If you are worried because someone claiming to have predicted the last two market meltdowns is predicting another one, a good question to ask is how many times in the past 17 years has the same prediction been made? You see, someone who predicted a market crash each month for the past 17 years will have correctly called the last 2 crashes and will also have made 202 incorrect predictions. Most likely, the current prediction will be the 203rd incorrect call. Don’t disrupt your investments because of this person’s permanent state of alarm.
If you are worried because the stock market valuation metrics are at historic highs, keep in mind the same could be said at the end of each month since the 2016 election. If you had gotten out of the market after the election, you would have missed a very good year.
High valuations are not necessarily a sign of over-valuation. Sometimes they foreshadow a strengthening economy. Under President Obama, expectations that economic growth could not exceed 2% had gotten baked into market valuations. Yet, this year we’ve had 2 quarters of 3% growth. If the growth continues, the next few quarters could be very good ones for investors.
If you have a different reason to fear a market crash in the near future, what can you do? Well, let’s look at two managers who have been tested through 2 market crashes and many corrections over the past 17 years.
Wayne Himelsein’s Logica Focus Fund is up 53.12% year to date. The GIPS composite of our clients in his fund is up 60.29% and the S&P 500 is up 16.91%. Over the past 17+ years, Wayne has averaged 13.53%, more than double the S&P 500′s 5.57% return over the same period.
Tony Mitchell’s Internet Fund is up 30.25% year to date. The GIPS composite of our clients in his fund is up 31.57%. Over the past 17+ years, Tony has averaged 17.51% almost triple the S&P 500′s 5.61% return over the same period.

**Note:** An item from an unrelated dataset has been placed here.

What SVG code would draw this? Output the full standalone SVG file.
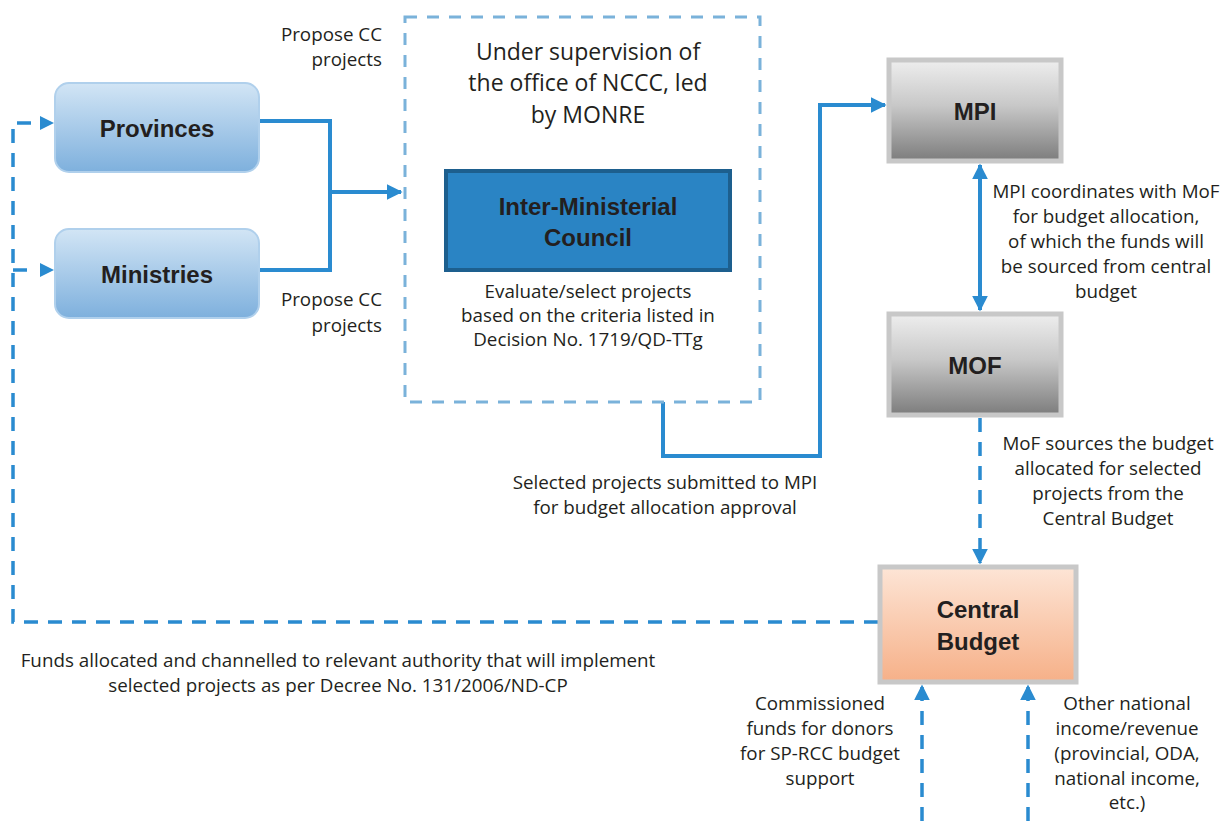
<svg xmlns="http://www.w3.org/2000/svg" width="1220" height="821" viewBox="0 0 1220 821">
<defs>
<linearGradient id="gBlue" x1="0" y1="0" x2="0" y2="1"><stop offset="0" stop-color="#d2e5f5"/><stop offset="1" stop-color="#7eb0dd"/></linearGradient>
<linearGradient id="gGray" x1="0" y1="0" x2="0" y2="1"><stop offset="0" stop-color="#eeeeee"/><stop offset="0.45" stop-color="#c8c8c8"/><stop offset="1" stop-color="#7c7c7c"/></linearGradient>
<linearGradient id="gOrange" x1="0" y1="0" x2="0" y2="1"><stop offset="0" stop-color="#fde5d6"/><stop offset="1" stop-color="#f6b088"/></linearGradient>
<marker id="arr" viewBox="0 0 10 10" refX="9" refY="5" markerWidth="4" markerHeight="4" markerUnits="strokeWidth" orient="auto-start-reverse"><path d="M0,0 L10,5 L0,10 z" fill="#2a8bd0"/></marker>
<marker id="arrS" viewBox="0 0 10 10" refX="9" refY="5" markerWidth="4.5" markerHeight="4.5" markerUnits="strokeWidth" orient="auto-start-reverse"><path d="M0,0 L10,5 L0,10 z" fill="#2a8bd0"/></marker>
</defs>
<style>
.t{font-family:"Open Sans","Liberation Sans",Arial,sans-serif;font-size:18.8px;fill:#231f20;text-anchor:middle}
.b{font-family:"Liberation Sans",Arial,sans-serif;font-size:24px;font-weight:bold;fill:#231f20;text-anchor:middle}
.solid{fill:none;stroke:#2a8bd0;stroke-width:4}
.dash{fill:none;stroke:#2a8bd0;stroke-width:3.5;stroke-dasharray:14 10}
</style>
<rect width="1220" height="821" fill="#ffffff"/>
<g id="connectors">
<polyline class="solid" points="259,121 330,121 330,270 259,270"/>
<line class="solid" x1="330" y1="192" x2="401" y2="192" marker-end="url(#arr)"/>
<polyline class="solid" points="663,402 663,456 820,456 820,105 885,105" marker-end="url(#arr)"/>
<line class="solid" x1="980" y1="165" x2="980" y2="310" marker-start="url(#arr)" marker-end="url(#arr)"/>
<line class="dash" x1="980" y1="418" x2="980" y2="563" marker-end="url(#arrS)"/>
<polyline class="dash" points="878,622 13,622 13,123 36,123"/>
<path d="M40,116 L54,123 L40,130 z" fill="#2a8bd0"/>
<polyline class="dash" points="13,270 34,270"/>
<path d="M40,263 L54,270 L40,277 z" fill="#2a8bd0"/>
<line class="dash" x1="922" y1="821" x2="922" y2="686" marker-end="url(#arrS)"/>
<line class="dash" x1="1028" y1="821" x2="1028" y2="686" marker-end="url(#arrS)"/>
</g>
<g id="provinces">
<rect x="55" y="83" width="204" height="89" rx="14" fill="url(#gBlue)" stroke="#b0d0ec" stroke-width="2"/>
<text class="b" x="157" y="137">Provinces</text>
</g>
<g id="ministries">
<rect x="55" y="229" width="204" height="89" rx="14" fill="url(#gBlue)" stroke="#b0d0ec" stroke-width="2"/>
<text class="b" x="157" y="283">Ministries</text>
</g>
<g id="supervision">
<rect x="405" y="17" width="355" height="385" fill="none" stroke="#7ab2da" stroke-width="3" stroke-dasharray="12 10"/>
<text class="t" style="font-size:23px" x="588" y="60">Under supervision of</text>
<text class="t" style="font-size:23px" x="588" y="91">the office of NCCC, led</text>
<text class="t" style="font-size:23px" x="588" y="123">by MONRE</text>
</g>
<g id="council">
<rect x="446" y="171" width="284" height="99" fill="#2a84c4" stroke="#1d5f8e" stroke-width="4"/>
<text class="b" x="588" y="215">Inter-Ministerial</text>
<text class="b" x="588" y="246">Council</text>
<text class="t" x="588" y="298">Evaluate/select projects</text>
<text class="t" x="588" y="322">based on the criteria listed in</text>
<text class="t" x="588" y="346">Decision No. 1719/QD-TTg</text>
</g>
<g id="mpi">
<rect x="889" y="60" width="172" height="101" fill="url(#gGray)" stroke="#c8c8c8" stroke-width="5"/>
<text class="b" x="975" y="120">MPI</text>
</g>
<g id="mof">
<rect x="889" y="314" width="172" height="101" fill="url(#gGray)" stroke="#c8c8c8" stroke-width="5"/>
<text class="b" x="975" y="374">MOF</text>
</g>
<g id="central-budget">
<rect x="880" y="567" width="196" height="115" fill="url(#gOrange)" stroke="#c8c8c8" stroke-width="5"/>
<text class="b" x="978" y="618">Central</text>
<text class="b" x="978" y="650">Budget</text>
</g>
<g id="labels">
<text class="t" x="382" y="41" style="text-anchor:end">Propose CC</text>
<text class="t" x="382" y="66" style="text-anchor:end">projects</text>
<text class="t" x="382" y="306" style="text-anchor:end">Propose CC</text>
<text class="t" x="382" y="332" style="text-anchor:end">projects</text>
<text class="t" x="665" y="489">Selected projects submitted to MPI</text>
<text class="t" x="665" y="514">for budget allocation approval</text>
<text class="t" x="1106" y="198">MPI coordinates with MoF</text>
<text class="t" x="1106" y="223">for budget allocation,</text>
<text class="t" x="1106" y="248">of which the funds will</text>
<text class="t" x="1106" y="273">be sourced from central</text>
<text class="t" x="1106" y="298">budget</text>
<text class="t" x="1108" y="450">MoF sources the budget</text>
<text class="t" x="1108" y="475">allocated for selected</text>
<text class="t" x="1108" y="500">projects from the</text>
<text class="t" x="1108" y="525">Central Budget</text>
<text class="t" x="338" y="667">Funds allocated and channelled to relevant authority that will implement</text>
<text class="t" x="338" y="692">selected projects as per Decree No. 131/2006/ND-CP</text>
<text class="t" x="820" y="710">Commissioned</text>
<text class="t" x="820" y="735">funds for donors</text>
<text class="t" x="820" y="760">for SP-RCC budget</text>
<text class="t" x="820" y="785">support</text>
<text class="t" x="1127" y="710">Other national</text>
<text class="t" x="1127" y="735">income/revenue</text>
<text class="t" x="1127" y="760">(provincial, ODA,</text>
<text class="t" x="1127" y="785">national income,</text>
<text class="t" x="1127" y="809">etc.)</text>
</g>
</svg>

The lesson we can all learn from both Wayne and Tony is to leave emotions out of our investments. Neither manager got out of the market ahead of the two market crashes in the past 17 years. But neither manager “stayed the course” either.
When you think about it, any manager who recommends “staying the course” after a crash is saying the best stocks to own after a crash are the same stocks as before the crash. Such managers are asleep at the wheel and should not be trusted to steer your portfolio especially during times of market stress.

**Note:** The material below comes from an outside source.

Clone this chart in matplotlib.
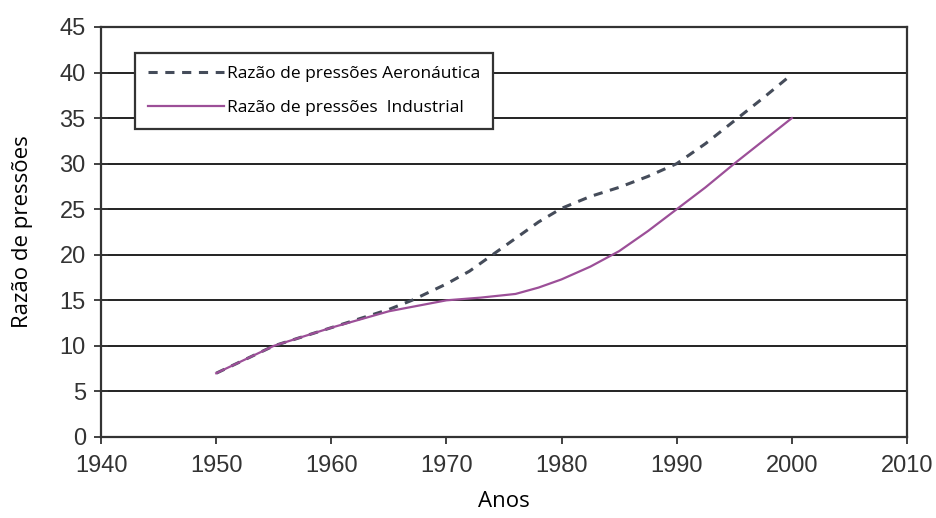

After a crash, the investment landscape is going to look very different than before the crash. What Wayne and Tony did after the last 2 crashes is reevaluate each of their positions to determine which companies they had confidence in and which they didn’t. Then they sold off the companies they had lost confidence in and reinvested the proceeds in the companies they believed were stronger. The result was that they recouped part of their losses by recognizing tax losses, and they put their capital into stocks that ended up recovering faster than others.

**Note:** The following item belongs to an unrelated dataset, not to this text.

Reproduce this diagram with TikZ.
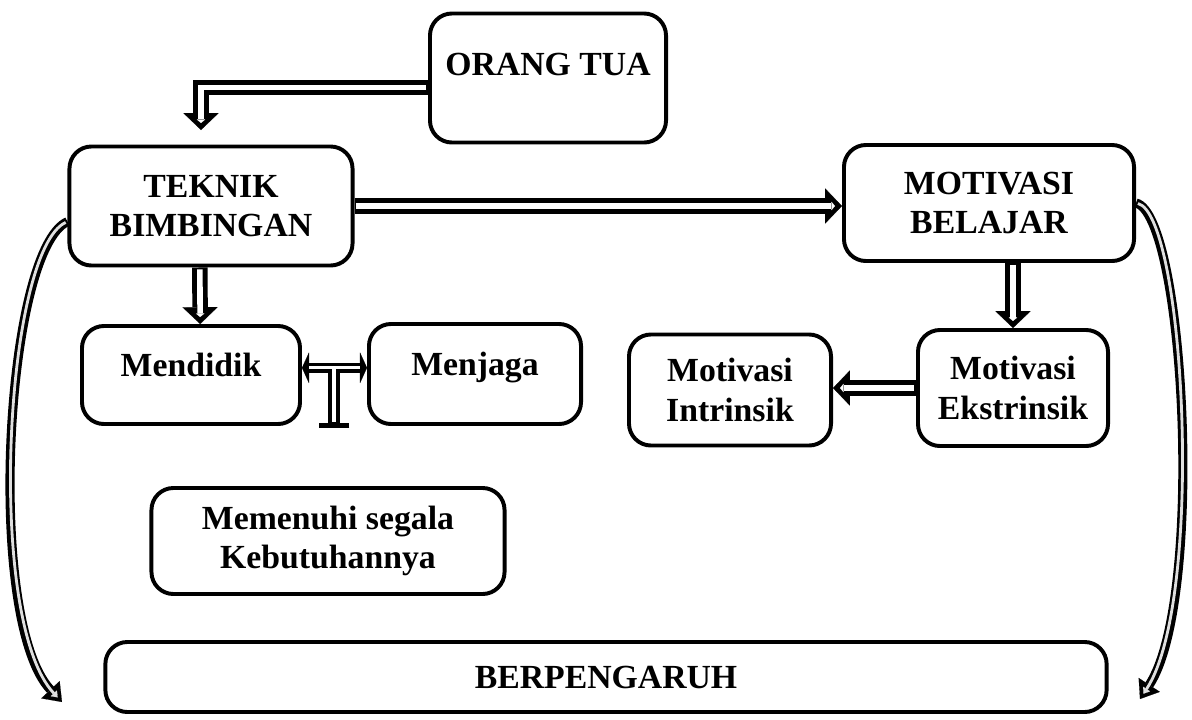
\documentclass[tikz,border=0pt]{standalone}
\usepackage{fontspec}
\setmainfont{Liberation Serif}
\usetikzlibrary{arrows.meta}
\begin{document}
\begin{tikzpicture}[x=0.025cm,y=-0.025cm,
    box/.style={draw,line width=2.8pt,rounded corners=0.55cm,align=center,
      font=\fontsize{24}{28}\selectfont\bfseries},
    blk/.style={line width=11pt,-{Triangle[length=12pt,width=25pt,line width=0.1pt]},
      postaction={draw=white,line width=4pt,shorten <=1.4pt,shorten >=5pt,
        -{Triangle[length=2.5pt,width=6pt,line width=0.1pt]}}},
    curv/.style={line width=6.5pt,-{Triangle[length=12pt,width=18pt,line width=0.1pt]},
      postaction={draw=gray!25,line width=2pt,shorten <=1.4pt,shorten >=4.5pt,
        -{Triangle[length=4pt,width=6pt,line width=0.1pt]}}}]
    \useasboundingbox (0,0) rectangle (1192,719);
    % boxes
    \node[box,minimum width=5.9cm,minimum height=3.225cm,text depth=20pt] (orang) at (548,78) {ORANG TUA};
    \node[box,minimum width=7.075cm,minimum height=2.975cm] (teknik) at (211,206) {TEKNIK\\BIMBINGAN};
    \node[box,minimum width=7.25cm,minimum height=2.9cm] (motivasi) at (989,203) {MOTIVASI\\BELAJAR};
    \node[box,minimum width=5.45cm,minimum height=2.45cm,text depth=14pt] (mendidik) at (191,375) {Mendidik};
    \node[box,minimum width=5.3cm,minimum height=2.5cm,text depth=14pt] (menjaga) at (475,374) {Menjaga};
    \node[box,minimum width=5.05cm,minimum height=2.775cm] (intrinsik) at (730,390) {Motivasi\\Intrinsik};
    \node[box,minimum width=4.75cm,minimum height=2.9cm] (ekstrinsik) at (1013,388) {Motivasi\\Ekstrinsik};
    \node[box,minimum width=8.825cm,minimum height=2.65cm] (memenuhi) at (328,541) {Memenuhi segala\\Kebutuhannya};
    \node[box,minimum width=25.025cm,minimum height=1.75cm] (pengaruh) at (606,677) {BERPENGARUH};
    % arrows
    \coordinate (ot) at (201,130);
    \draw[blk] ([yshift=-0.24cm]orang.west) -| (ot);
    \draw[blk] (teknik.east) -- (motivasi.west |- teknik.east);
    \draw[blk] ([xshift=-0.28cm]teknik.south) -- ([xshift=0.23cm]mendidik.north);
    \draw[blk] (ekstrinsik.north |- motivasi.south) -- (ekstrinsik.north);
    \draw[blk] (ekstrinsik.west) -- (intrinsik.east |- ekstrinsik.west);
    % T connector
    \coordinate (tj) at (334,368);
    \coordinate (tb) at (334,428);
    \draw[line width=9pt,-{Bar[width=22pt,line width=3.5pt]},
      postaction={draw=white,line width=3.5pt,shorten >=4pt,-}] (tj) -- (tb);
    \draw[line width=7pt,
      {Triangle[round,length=5pt,width=22pt,line width=0.1pt]}-{Triangle[round,length=5pt,width=22pt,line width=0.1pt]},
      postaction={draw=white,line width=2pt,shorten <=5pt,shorten >=5pt,-}]
      ([yshift=0.18cm]mendidik.east) -- ([yshift=0.18cm]mendidik.east -| menjaga.west);
    \draw[white,line width=3.5pt] (tj) -- ++(0,6);
    % side arrows
    \coordinate (lend) at (62,702);
    \coordinate (rend) at (1140,699);
    \draw[curv] ([yshift=-0.39cm]teknik.west) .. controls (5,250) and (-15,620) .. (lend);
    \draw[curv] (motivasi.east) .. controls (1185,215) and (1205,600) .. (rend);
\end{tikzpicture}
\end{document}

We have had 2 crashes in the past 17 years. If your investment horizon is 10 years or more, there is a good chance you’ll see another crash. But this does not mean you should get out of stocks. If Wayne, Tony, and I are right, the next few quarters are going to be good ones for investors.
But since no one can be certain about the future, here’s what you can do to prepare for the next crash. Be ready to execute an unemotional vetting of every position in your portfolio or choose managers who will do it for you.
Immediately after the next crash, there will be many high quality companies will be selling at prices you never thought you would ever see. If your investment horizon is long enough to benefit from the recovery, the next crash is something that we can plan for and even gain from.